Of course, that contract isn't signed yet and there's many a slip, etc., but I am very pleased with how this is going so far and hope to get the paperwork out of the way very soon.

Wish me luck!

02 March, 2011

Scammers and the Gift of Sociopathy

Wifie has just been scammed by a company she got involved with online. It's an American company that ran a print ad in an Australian women's magazine offering a free trial of their product for the price of the postage. She paid the $7 postage with our credit card and the product duly arrived in the post. Then, when the credit card bill arrived, we saw the company had taken over $200 on top of the postage.

Wifie started emailing them demanding her money back. They ignored her. That was a month ago and we'd pretty much decided to let it go and write it down to experience. Then this month's credit card statement arrived and they'd done it again, taken another $200. This time Wifie spoke to the credit card company. (I had to speak to them too because Australian banks don't have the concept of joint and several liability on credit cards like everywhere else on the planet and our "joint" credit card is in my name!) She wanted them to block that particular company from ever drawing money from our account again.

You'd think this would be easy, since all they were ever authorised to draw was $7. But no. We had to cancel our credit card and start a new account. Can you believe that? So we now have no credit card and a wait of 10 business days before the new one is available!
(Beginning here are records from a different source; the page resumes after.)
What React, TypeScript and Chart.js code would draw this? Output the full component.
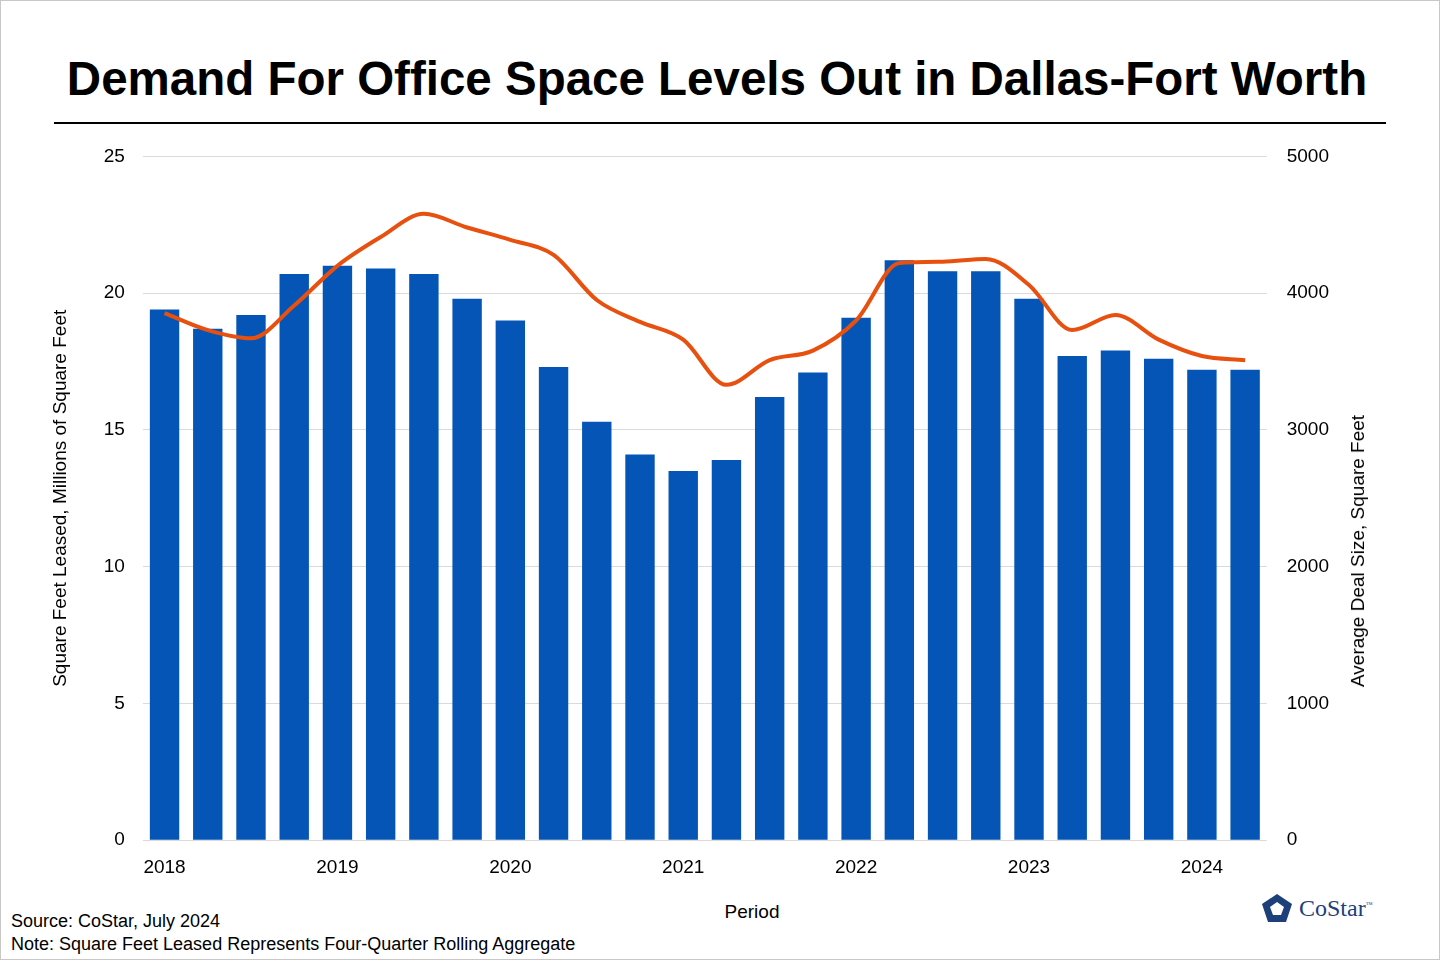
import React, { useEffect, useRef } from "react";
import { Chart, registerables } from "chart.js";
Chart.register(...registerables);

const periods = ["2018 Q1","2018 Q2","2018 Q3","2018 Q4","2019 Q1","2019 Q2","2019 Q3","2019 Q4","2020 Q1","2020 Q2","2020 Q3","2020 Q4","2021 Q1","2021 Q2","2021 Q3","2021 Q4","2022 Q1","2022 Q2","2022 Q3","2022 Q4","2023 Q1","2023 Q2","2023 Q3","2023 Q4","2024 Q1","2024 Q2"];
const sqftLeased = [19.4,18.7,19.2,20.7,21.0,20.9,20.7,19.8,19.0,17.3,15.3,14.1,13.5,13.9,16.2,17.1,19.1,21.2,20.8,20.8,19.8,17.7,17.9,17.6,17.2,17.2];
const avgDealSize = [3854,3730,3670,3910,4200,4410,4580,4480,4390,4280,3950,3790,3660,3330,3510,3580,3800,4220,4230,4250,4060,3730,3840,3660,3540,3510];

const font = "Arial, 'Liberation Sans', sans-serif";

export default function App() {
  const ref = useRef<HTMLCanvasElement>(null);
  useEffect(() => {
    document.body.style.margin = "0";
    const chart = new Chart(ref.current!, {
      data: {
        labels: periods,
        datasets: [
          { type: "line", data: avgDealSize, yAxisID: "y1", borderColor: "#E8500F", borderWidth: 4, pointRadius: 0, tension: 0.4, cubicInterpolationMode: "monotone", order: 0 },
          { type: "bar", data: sqftLeased, yAxisID: "y", backgroundColor: "#0455B5", categoryPercentage: 1, barPercentage: 0.68, order: 1 },
        ],
      },
      options: {
        animation: false, responsive: false,
        plugins: { legend: { display: false }, tooltip: { enabled: false } },
        layout: { padding: { left: 8, right: 0, top: 0, bottom: 0 } },
        scales: {
          x: {
            grid: { display: false }, border: { display: false },
            ticks: { autoSkip: false, maxRotation: 0, color: "#000", font: { family: font, size: 19 }, padding: 8,
              callback: (_v: any, i: number) => (i % 4 === 0 ? periods[i].slice(0, 4) : "") },
          },
          y: {
            min: 0, max: 25, position: "left",
            ticks: { stepSize: 5, color: "#000", font: { family: font, size: 19 }, padding: 18 },
            grid: { color: "#DADADA", drawTicks: false }, border: { display: false },
            title: { display: true, text: "Square Feet Leased, Millions of Square Feet", color: "#000", font: { family: font, size: 19 }, padding: { bottom: 14 } },
          },
          y1: {
            min: 0, max: 5000, position: "right",
            ticks: { stepSize: 1000, color: "#000", font: { family: font, size: 19 }, padding: 20, callback: (v: any) => String(v) },
            grid: { display: false, drawTicks: false }, border: { display: false },
          },
        },
      },
    });
    return () => chart.destroy();
  }, []);
  return (
    <div style={{ position: "relative", width: 1438, height: 958, border: "1px solid #C8C8C8", background: "#fff", fontFamily: font, overflow: "hidden" }}>
      <div style={{ position: "absolute", top: 50, left: 0, width: 1432, textAlign: "center", fontWeight: "bold", fontSize: 47.5, lineHeight: "56px" }}>
        Demand For Office Space Levels Out in Dallas-Fort Worth
      </div>
      <div style={{ position: "absolute", top: 121, left: 53, width: 1332, height: 2, background: "#000" }} />
      <canvas ref={ref} width={1312} height={762} style={{ position: "absolute", left: 36, top: 124, width: 1312, height: 762 }} />
      <div style={{ position: "absolute", left: 1357, top: 550, width: 0, height: 0 }}>
        <div style={{ position: "absolute", transform: "translate(-50%,-50%) rotate(-90deg)", whiteSpace: "nowrap", fontSize: 19 }}>Average Deal Size, Square Feet</div>
      </div>
      <div style={{ position: "absolute", left: 751, top: 900, transform: "translateX(-50%)", fontSize: 19 }}>Period</div>
      <div style={{ position: "absolute", left: 10, top: 909, fontSize: 18, lineHeight: "23px" }}>
        Source: CoStar, July 2024<br />Note: Square Feet Leased Represents Four-Quarter Rolling Aggregate
      </div>
      <div style={{ position: "absolute", left: 1260, top: 892, display: "flex", alignItems: "center", gap: 6 }}>
        <svg width="32" height="30" viewBox="0 0 32 30">
          <polygon points="16,1 31,11 25,29 7,29 1,11" fill="#1D3F7A" />
          <polygon points="16,9 23,14 20,22 12,22 9,14" fill="#fff" />
        </svg>
        <span style={{ fontFamily: "'Liberation Serif', serif", fontSize: 24, color: "#1D3F7A" }}>CoStar<sup style={{ fontSize: 7 }}>™</sup></span>
      </div>
    </div>
  );
}
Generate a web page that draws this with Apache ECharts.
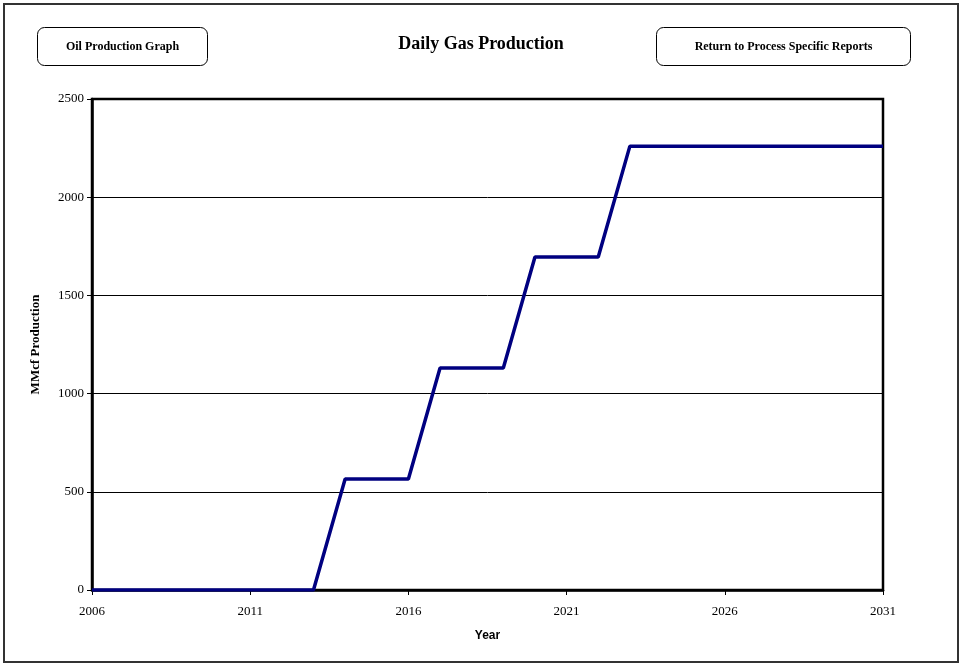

The good news is that the bank hopes to be able to reimburse us the $400 we lost. I'm not sure why they would do that (unless there is an insurance included in our fees that I haven't noticed) but who am I to argue? Possibly it is because they feel guilty that they run a dodgy financial system where people with your credit card number can steal your money, but that would be strangely altruistic of them. As far as I can see, we got scammed and it's largely our own fault for trusting an unknown company with our credit card number. Maybe that's it? I suppose the banks want us to trust potential crooks, because then we will buy more stuff online. Well, it looks like another $400 may now have to be added to everybody's bank fees next year.

Nice smile, Mr. Madoff.
Wouldn't it be nice though, to be so completely heartless and soul-dead that you could just take other people's money if you felt like it? Wouldn't it be nice not to care about how much effort it took your victims to earn that money, how hard it had been for them to save the amout you stole, what they might have to go without because of your greed, or how upset they might feel because of what you did to them? I think sick, heartless bastards must be the happiest people in the world. Their brains, crippled by the lack of a normal conscience, are incapable of feeling all the usual concerns, the empathy and the compassion that bother the rest of us, leaving them able to laugh at and enjoy the unhappiness they cause. They don't even mind being despised, in all likelihood. What a gift sociopathy must be to these lucky people.